According to FIU Police Chief Alexander Casas, the removal occurred around 5:30. He told PantherNOW that students stood at the top of the stairwell, initially “impeding access” to the room but moved when asked.
Casas said they began chanting when the screening started, loud enough that it disrupted the film. At that point he went out to ask them to keep it down, saying otherwise they were fine to stay.
“Had they not disrupted the event they absolutely would have been allowed to stay,” said Casas, calling the night “uneventful”, with students largely complying with officers.
“They kept disrupting the event; we asked them to leave, at which time they did.”
The evening ended with protestors chanting on the Graham Center lawn.

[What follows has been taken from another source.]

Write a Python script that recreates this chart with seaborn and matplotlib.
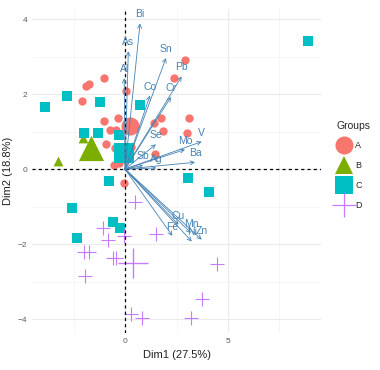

In an interview with PantherNOW, Hillel director Jon Warech said that this protest was a step beyond what was acceptable.
“To suggest that we’re somehow the aggressor…really crosses the line,” Warech said, saying he felt that it was harassment of students, faculty and staff to be told they “had blood on their hands” as they entered and exited the screening.
“To falsely yell about genocide…when we just watched our own people die is horrendous.”
PantherNOW reached out to the Israel Consulate General, along with YDSA and SJP at FIU for comment. PantherNOW is waiting for comment from the former two organizations, but received a written statement from SJP via Instagram.
“SJP vehemently disapproves of the presence of any Israeli representative on campus, especially those actively supporting the occupation and genocide committed by the genocidal apartheid regime – a threat posed to Palestinian, Arab, Muslim, anti-zionist Jewish, and all other students, faculty, and staff who oppose the countless Israeli war crimes and their violations of international law,” the statement reads.
“Our sit-in, a demonstration of our solidarity with the Palestinian people currently confined in an open air prison, was solely centered around our objection to the Consulate General of Israel in Miami hosting an event at FIU, the presence of a ‘formal representative of the State of Israel,’ and the support of the representative from faculty, student senators who aren’t acting in the interests of the student body with the aim of pushing back our Ceasefire Now resolution, and Board of Trustees members, like Marc Sarnoff, who strongly supports Israeli apartheid.”